§ **Data extract**
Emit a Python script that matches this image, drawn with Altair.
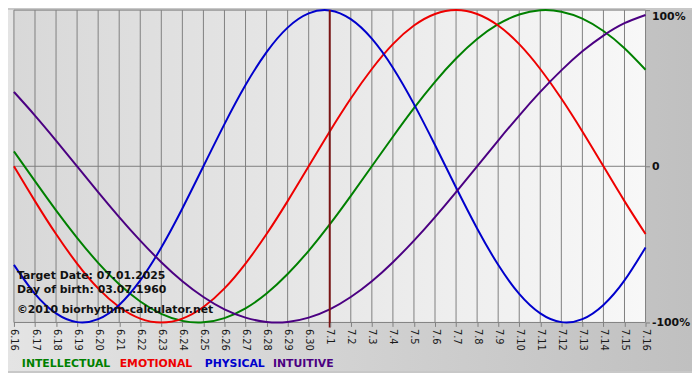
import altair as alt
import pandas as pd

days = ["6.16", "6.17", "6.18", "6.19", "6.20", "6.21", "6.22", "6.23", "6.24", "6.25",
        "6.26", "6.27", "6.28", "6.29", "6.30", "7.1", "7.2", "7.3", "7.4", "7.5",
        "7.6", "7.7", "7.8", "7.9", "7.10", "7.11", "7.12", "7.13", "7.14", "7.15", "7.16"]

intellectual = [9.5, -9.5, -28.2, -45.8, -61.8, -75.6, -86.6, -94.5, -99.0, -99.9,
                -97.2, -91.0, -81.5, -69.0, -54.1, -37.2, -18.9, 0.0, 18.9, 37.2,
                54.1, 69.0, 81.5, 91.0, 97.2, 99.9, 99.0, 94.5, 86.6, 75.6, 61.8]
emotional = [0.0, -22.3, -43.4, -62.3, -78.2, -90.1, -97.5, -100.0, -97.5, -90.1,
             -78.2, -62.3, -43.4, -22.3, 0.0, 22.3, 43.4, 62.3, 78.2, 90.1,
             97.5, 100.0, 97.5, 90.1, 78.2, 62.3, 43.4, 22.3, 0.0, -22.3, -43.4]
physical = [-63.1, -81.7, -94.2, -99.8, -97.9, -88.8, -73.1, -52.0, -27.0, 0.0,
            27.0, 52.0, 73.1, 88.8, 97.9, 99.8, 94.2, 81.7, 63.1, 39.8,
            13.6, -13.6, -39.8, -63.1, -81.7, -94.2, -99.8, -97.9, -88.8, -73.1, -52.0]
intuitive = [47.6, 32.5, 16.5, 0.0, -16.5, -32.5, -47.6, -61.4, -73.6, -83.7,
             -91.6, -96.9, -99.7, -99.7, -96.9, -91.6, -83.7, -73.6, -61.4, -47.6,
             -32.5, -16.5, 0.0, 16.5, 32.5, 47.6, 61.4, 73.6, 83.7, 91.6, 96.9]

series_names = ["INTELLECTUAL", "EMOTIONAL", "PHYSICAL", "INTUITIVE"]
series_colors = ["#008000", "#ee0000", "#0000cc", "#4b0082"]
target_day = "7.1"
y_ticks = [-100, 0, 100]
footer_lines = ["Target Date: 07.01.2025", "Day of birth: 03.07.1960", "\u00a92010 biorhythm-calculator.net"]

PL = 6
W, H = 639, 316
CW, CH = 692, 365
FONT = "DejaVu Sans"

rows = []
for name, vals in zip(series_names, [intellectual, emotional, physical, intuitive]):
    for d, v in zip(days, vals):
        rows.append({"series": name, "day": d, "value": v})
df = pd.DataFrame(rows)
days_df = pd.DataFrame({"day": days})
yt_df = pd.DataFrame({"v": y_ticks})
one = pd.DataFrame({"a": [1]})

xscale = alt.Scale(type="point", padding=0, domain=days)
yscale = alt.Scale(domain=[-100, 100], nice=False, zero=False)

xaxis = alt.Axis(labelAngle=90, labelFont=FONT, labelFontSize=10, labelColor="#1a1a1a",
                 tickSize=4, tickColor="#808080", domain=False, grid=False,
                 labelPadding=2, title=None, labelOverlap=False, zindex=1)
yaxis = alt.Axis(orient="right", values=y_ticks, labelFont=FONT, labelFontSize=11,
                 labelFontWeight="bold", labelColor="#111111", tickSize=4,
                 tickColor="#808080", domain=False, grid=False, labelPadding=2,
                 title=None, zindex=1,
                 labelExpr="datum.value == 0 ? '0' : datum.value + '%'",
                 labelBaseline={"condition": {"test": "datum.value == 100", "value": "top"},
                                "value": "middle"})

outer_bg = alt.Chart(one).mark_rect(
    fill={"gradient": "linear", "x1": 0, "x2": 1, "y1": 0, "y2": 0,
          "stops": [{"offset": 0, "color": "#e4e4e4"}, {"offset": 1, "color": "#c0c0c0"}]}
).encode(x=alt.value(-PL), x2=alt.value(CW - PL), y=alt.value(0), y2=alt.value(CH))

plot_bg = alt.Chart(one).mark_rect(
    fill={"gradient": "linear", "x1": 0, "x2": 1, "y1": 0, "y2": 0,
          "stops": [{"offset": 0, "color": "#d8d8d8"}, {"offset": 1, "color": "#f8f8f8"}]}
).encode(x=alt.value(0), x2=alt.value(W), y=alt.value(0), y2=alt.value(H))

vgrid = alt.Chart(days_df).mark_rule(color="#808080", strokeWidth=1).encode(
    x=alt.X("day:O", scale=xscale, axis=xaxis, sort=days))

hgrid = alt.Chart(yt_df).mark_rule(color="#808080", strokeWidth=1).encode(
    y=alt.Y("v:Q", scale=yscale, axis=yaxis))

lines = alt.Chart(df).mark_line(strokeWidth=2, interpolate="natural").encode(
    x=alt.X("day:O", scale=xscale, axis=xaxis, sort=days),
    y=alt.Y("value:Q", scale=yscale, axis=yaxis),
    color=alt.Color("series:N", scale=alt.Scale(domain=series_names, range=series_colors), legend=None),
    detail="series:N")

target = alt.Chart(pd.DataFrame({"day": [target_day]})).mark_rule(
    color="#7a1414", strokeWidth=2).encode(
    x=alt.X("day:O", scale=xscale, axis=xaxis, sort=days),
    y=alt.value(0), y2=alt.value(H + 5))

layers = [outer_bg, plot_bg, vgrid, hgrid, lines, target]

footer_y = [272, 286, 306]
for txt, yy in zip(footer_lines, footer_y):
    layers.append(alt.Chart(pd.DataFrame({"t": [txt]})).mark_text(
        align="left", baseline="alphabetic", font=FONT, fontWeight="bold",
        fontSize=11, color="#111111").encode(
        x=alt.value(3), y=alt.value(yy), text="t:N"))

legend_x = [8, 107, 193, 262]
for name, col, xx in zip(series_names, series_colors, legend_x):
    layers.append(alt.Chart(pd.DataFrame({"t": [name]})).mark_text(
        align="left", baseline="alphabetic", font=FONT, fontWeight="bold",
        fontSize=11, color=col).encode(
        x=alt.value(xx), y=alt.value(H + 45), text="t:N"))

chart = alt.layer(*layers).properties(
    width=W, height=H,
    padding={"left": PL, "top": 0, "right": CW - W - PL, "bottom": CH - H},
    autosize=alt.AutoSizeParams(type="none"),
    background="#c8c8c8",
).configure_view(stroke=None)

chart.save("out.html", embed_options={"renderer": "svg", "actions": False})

§ **Requirement**
Each line from the top of the material through the line containing "import pandas as pd" should be reproduced exactly; please drop any images.

§ **Response to this exercise**
Emit a Python script that matches this image, drawn with Altair.
import altair as alt
import pandas as pd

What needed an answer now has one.